Dru Sjodin’s story, ‘Missing from the Mall,’ to be featured on ’20/20′

The day Dru Sjodin disappeared from a Grand Forks mall was a “God awful, terrible night,” her father told ABC News’ “20/20” in a program to be broadcast Friday.

The 22-year-old University of North Dakota student had been abducted and her body was later found in a ravine near Crookston, Minn. She had graduated from high school in Pequot Lakes, Minn.

Dru Sjodin (Courtesy photo)

Alfonso Rodriguez, a convicted sex offender, was found guilty and sentenced to death. That sentence was overturned and he’s now serving life in prison.

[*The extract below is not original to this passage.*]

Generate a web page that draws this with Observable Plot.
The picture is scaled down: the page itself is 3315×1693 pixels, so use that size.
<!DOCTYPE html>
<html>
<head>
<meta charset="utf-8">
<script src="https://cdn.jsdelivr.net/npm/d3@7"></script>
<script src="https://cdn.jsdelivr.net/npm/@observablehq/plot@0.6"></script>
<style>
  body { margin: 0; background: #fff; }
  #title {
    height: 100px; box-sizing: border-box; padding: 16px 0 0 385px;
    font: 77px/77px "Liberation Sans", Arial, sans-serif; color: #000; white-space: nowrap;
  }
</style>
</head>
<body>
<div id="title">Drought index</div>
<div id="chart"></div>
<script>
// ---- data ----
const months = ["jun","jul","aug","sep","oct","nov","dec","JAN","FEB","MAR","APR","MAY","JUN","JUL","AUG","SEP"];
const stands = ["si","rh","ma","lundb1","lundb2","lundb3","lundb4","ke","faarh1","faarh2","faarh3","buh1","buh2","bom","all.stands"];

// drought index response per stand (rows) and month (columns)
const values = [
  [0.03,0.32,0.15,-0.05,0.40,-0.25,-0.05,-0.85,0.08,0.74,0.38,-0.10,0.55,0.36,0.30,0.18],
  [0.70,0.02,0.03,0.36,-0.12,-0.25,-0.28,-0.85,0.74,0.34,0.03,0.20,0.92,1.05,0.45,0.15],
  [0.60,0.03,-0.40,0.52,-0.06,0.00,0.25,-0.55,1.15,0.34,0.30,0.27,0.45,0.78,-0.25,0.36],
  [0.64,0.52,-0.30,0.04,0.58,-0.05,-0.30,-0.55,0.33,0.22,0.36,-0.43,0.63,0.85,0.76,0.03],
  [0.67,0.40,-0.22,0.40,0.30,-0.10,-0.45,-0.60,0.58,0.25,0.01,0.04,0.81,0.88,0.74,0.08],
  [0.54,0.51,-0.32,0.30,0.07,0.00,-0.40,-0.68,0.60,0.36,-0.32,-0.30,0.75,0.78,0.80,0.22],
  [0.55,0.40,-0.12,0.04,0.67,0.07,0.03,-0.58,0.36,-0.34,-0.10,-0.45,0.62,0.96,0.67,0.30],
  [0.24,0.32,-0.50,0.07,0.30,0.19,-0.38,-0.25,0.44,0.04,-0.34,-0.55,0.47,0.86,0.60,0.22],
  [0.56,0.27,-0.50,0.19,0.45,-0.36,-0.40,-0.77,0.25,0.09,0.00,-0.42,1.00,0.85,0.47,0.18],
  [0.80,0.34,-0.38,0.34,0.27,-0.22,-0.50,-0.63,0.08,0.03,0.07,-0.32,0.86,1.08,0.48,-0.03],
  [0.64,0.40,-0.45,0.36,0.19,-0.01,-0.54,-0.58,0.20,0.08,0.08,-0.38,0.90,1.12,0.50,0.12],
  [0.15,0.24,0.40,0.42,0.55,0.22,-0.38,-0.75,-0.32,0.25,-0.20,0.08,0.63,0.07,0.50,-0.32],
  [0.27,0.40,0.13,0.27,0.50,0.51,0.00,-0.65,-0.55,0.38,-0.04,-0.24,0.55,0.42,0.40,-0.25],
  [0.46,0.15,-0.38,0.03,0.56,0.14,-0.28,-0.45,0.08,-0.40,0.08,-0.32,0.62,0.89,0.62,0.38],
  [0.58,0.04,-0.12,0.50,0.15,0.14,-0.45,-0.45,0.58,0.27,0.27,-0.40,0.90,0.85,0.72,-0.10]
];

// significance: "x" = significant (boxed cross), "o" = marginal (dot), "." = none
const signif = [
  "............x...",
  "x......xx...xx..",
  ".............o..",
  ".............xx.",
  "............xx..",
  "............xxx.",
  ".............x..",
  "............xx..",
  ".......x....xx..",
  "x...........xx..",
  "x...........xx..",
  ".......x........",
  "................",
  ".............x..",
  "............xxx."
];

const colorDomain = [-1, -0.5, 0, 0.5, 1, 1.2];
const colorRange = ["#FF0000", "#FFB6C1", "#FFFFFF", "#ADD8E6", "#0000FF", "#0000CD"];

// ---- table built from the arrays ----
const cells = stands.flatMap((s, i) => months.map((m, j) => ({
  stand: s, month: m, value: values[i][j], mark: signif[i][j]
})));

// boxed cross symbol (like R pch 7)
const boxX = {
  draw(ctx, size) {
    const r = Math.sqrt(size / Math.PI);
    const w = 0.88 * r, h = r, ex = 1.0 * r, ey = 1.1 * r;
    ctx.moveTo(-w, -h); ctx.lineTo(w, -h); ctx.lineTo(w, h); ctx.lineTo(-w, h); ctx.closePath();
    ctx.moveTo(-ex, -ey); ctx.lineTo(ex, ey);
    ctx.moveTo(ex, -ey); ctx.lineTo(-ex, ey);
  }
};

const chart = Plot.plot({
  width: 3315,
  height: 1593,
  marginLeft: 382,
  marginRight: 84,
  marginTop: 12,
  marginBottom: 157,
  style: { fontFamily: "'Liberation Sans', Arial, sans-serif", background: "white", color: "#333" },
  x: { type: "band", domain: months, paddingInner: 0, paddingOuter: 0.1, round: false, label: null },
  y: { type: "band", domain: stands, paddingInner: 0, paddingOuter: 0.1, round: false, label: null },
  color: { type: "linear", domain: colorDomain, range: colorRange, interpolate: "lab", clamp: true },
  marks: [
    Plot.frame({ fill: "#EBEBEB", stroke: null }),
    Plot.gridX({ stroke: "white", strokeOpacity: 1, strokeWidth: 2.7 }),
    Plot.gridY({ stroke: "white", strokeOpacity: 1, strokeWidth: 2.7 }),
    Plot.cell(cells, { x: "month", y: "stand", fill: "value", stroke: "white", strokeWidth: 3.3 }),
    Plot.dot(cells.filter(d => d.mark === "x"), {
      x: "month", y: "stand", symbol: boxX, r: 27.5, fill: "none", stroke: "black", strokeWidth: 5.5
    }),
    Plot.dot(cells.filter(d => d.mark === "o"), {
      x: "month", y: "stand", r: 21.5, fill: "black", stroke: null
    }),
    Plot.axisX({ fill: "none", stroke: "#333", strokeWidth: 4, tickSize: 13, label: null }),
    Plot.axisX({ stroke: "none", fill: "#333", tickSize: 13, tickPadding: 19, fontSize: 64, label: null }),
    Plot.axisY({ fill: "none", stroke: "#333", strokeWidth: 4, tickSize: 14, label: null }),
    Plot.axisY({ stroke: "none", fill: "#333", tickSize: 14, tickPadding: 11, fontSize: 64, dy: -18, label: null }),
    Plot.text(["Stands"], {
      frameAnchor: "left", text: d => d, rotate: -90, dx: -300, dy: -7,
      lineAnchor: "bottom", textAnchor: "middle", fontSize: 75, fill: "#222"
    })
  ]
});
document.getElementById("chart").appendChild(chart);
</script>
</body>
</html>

Allan Sjodin, Dru’s father, is speaking on national TV for the first time since Rodriguez’s sentence changed. He told 20/20, as seen in a preview of the episode, that he got a call on Nov. 22, 2003, saying Dru’s car had been found in the parking lot of the Columbia Mall.

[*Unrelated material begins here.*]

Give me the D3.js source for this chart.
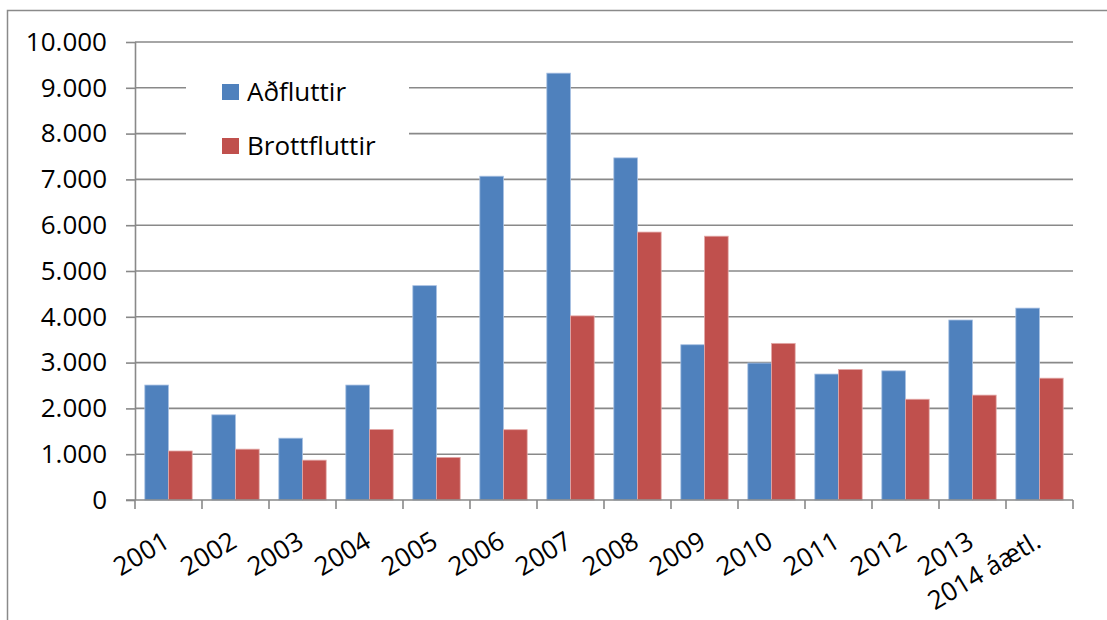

“I was panicked. I jumped in my work truck and took off,” Sjodin said.

Asked by “Nightline” co-anchor Juju Chang what he felt in his gut, Sjodin said, “I think you don’t want to think the worst, you know. You’re trying to be positive.”

He said he pounded on the doors of the police station but no one was around, so he went to the mall. He found Dru’s car and stayed by it.

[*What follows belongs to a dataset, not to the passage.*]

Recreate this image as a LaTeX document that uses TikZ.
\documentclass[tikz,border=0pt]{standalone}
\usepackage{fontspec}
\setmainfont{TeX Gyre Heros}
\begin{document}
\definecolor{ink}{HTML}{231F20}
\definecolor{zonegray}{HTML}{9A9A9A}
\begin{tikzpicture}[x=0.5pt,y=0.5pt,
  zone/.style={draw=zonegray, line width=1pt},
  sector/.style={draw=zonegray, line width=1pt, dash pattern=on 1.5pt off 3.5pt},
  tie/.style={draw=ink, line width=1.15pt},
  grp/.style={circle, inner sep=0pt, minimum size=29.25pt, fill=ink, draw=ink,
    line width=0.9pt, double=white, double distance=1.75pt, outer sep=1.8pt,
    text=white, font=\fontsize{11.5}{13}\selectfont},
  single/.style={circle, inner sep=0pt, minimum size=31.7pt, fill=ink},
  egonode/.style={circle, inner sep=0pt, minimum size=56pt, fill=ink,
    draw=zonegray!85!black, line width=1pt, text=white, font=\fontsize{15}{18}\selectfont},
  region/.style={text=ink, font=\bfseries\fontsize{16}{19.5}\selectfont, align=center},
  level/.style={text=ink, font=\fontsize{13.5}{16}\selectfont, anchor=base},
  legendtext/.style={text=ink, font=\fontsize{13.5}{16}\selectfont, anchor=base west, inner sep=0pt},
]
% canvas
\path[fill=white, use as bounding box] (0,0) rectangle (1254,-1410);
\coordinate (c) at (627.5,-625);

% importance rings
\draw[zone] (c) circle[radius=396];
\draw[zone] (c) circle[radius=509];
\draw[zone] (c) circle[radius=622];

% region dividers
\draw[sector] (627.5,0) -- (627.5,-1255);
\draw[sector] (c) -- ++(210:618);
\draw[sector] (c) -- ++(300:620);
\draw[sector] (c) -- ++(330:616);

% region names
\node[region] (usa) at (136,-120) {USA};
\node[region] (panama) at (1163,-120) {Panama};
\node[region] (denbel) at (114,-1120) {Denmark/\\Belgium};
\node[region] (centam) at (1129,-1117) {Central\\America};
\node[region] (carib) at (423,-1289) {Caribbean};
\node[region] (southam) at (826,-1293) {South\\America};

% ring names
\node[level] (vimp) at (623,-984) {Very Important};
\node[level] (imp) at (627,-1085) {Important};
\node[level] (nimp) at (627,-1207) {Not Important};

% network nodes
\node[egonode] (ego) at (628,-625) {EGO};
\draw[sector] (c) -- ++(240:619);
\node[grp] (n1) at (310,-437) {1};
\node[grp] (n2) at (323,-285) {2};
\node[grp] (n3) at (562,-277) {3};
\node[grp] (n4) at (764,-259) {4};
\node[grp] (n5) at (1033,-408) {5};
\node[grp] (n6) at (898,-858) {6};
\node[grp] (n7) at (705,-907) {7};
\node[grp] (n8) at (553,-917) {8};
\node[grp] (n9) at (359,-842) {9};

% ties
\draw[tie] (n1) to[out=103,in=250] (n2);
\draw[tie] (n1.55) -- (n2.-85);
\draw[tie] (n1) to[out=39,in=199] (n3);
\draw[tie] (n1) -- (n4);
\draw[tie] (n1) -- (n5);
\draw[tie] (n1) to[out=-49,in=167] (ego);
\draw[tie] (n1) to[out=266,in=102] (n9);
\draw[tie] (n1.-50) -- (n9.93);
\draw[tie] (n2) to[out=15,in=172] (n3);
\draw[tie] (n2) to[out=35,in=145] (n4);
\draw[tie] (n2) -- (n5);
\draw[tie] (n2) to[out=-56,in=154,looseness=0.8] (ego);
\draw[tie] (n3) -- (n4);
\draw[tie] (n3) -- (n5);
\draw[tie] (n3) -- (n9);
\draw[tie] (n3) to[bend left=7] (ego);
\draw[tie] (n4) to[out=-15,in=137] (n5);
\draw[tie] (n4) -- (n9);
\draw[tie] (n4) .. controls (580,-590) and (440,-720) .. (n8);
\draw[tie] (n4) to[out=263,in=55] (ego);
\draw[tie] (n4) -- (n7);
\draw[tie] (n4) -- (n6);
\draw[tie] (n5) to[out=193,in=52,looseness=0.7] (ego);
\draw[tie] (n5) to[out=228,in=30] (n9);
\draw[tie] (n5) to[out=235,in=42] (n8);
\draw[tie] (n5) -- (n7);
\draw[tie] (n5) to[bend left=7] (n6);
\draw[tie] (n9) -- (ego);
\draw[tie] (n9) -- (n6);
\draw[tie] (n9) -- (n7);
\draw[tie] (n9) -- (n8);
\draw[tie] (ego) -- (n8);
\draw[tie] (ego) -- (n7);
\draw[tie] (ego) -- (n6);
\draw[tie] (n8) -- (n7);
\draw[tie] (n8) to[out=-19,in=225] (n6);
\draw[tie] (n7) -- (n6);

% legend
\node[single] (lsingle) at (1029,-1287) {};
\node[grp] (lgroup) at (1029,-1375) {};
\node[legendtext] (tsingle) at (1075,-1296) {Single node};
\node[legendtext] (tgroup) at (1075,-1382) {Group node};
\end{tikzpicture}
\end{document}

“You were holding vigil at her car?” Chang asked.

“I was sitting right there, yeah,” Sjodin said.

The two-hour episode, called “Missing from the Mall,” includes interviews with the original detectives on the case, the prosecutor, Sjodin’s brother, a sorority sister of Dru’s, the manager of the Victoria’s Secret where she was working the day she was kidnapped and a woman who was previously attacked by Rodriguez. It airs 8 p.m. Central time Friday on ABC and will be streaming on Hulu the following day.

The program has posted several preview videos on its Facebook page (facebook.com/ABC2020):

Reviews of ex-medical examiner’s work continue

Rodriguez’s death sentence was overturned in 2021. Eighth Circuit Court of Appeals Judge Ralph Erickson, who presided over Rodriguez’s jury trial and sentencing in the mid-2000s, wrote the defense attorneys were “ineffective” during the 2007 sentencing trial and said then-Ramsey County Medical Examiner Michael McGee’s testimony about Sjodin’s cause of death was “unreliable, misleading and inaccurate.”

The Minnesota Attorney General’s Office continues an independent review of all cases it prosecuted in which McGee provided testimony, spokesman Brian Evans said this week.

The Ramsey County attorney’s office also launched an outside review of McGee’s work, which is ongoing.